O grupo trabalhou de forma intersetorial, contando com servidores da Sema, da Semace, da Secretaria de Proteção Animal (Cepa), com a Academia e com ONGs como a Associação Caatinga e o Instituto Pró-Silvestre.
A gente se alinha às metas do Brasil no Acordo de Paris, de recuperar 12 milhões de hectares de florestas até 2030, e às metas previstas nos planos federais, como Planaveg e o PP Caatinga. As metas de recuperação de áreas degradadas e de promoção da agricultura sustentável são prioritárias.

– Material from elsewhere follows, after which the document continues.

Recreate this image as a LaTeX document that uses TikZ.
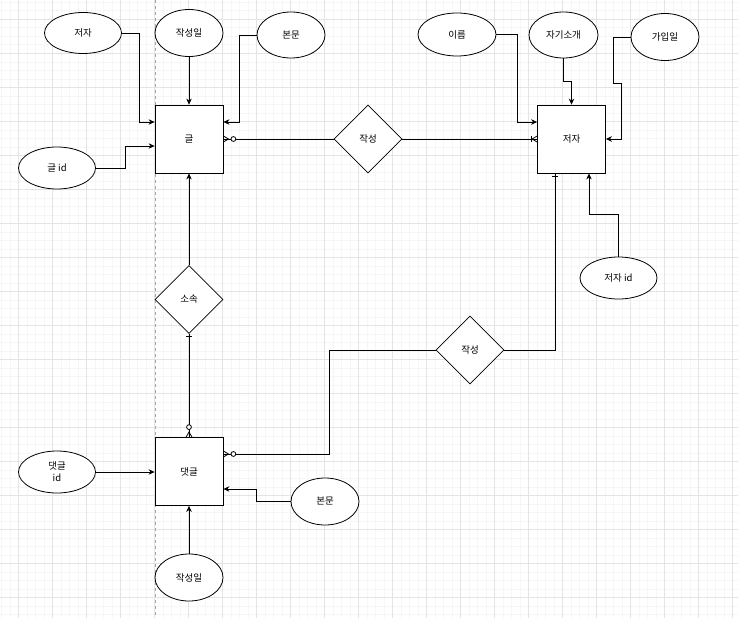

Para isso, a Superintendência do Meio Ambiente se utiliza de dados do Cadastro Ambiental Rural, já que o Ceará é responsável por mais de 90% dos registros finalizados em todo o bioma Caatinga.
O projeto propõe identificar, dentre os mais de 65 mil cadastros aprovados, pelo menos 12 mil famílias de pequenos proprietários rurais instalados em Áreas de Preservação Permanente (APPs) e Reserva Legal, mas que apresentem áreas degradadas.
É esse público que receberá apoio prioritário, que consistirá no fornecimento de mudas, na prestação de assistência técnica e cercamentos para o "repouso" da área e na implantação de sistemas agroflorestais.
Além dos recursos do BNB e do BNDES, a Semace planeja direcionar a reposição florestal exigida nos processos de licenciamento (onde houve supressão vegetal legal) para a recuperação das áreas degradadas dos pequenos produtores.
“Com isso, nós teríamos um benefício para os pequenos produtores, os agricultores familiares, e talvez, em breve, tenhamos dados suficientes para incluir nesse benefício assentamentos e áreas de populações tradicionais”, explicou Luciana Barreira.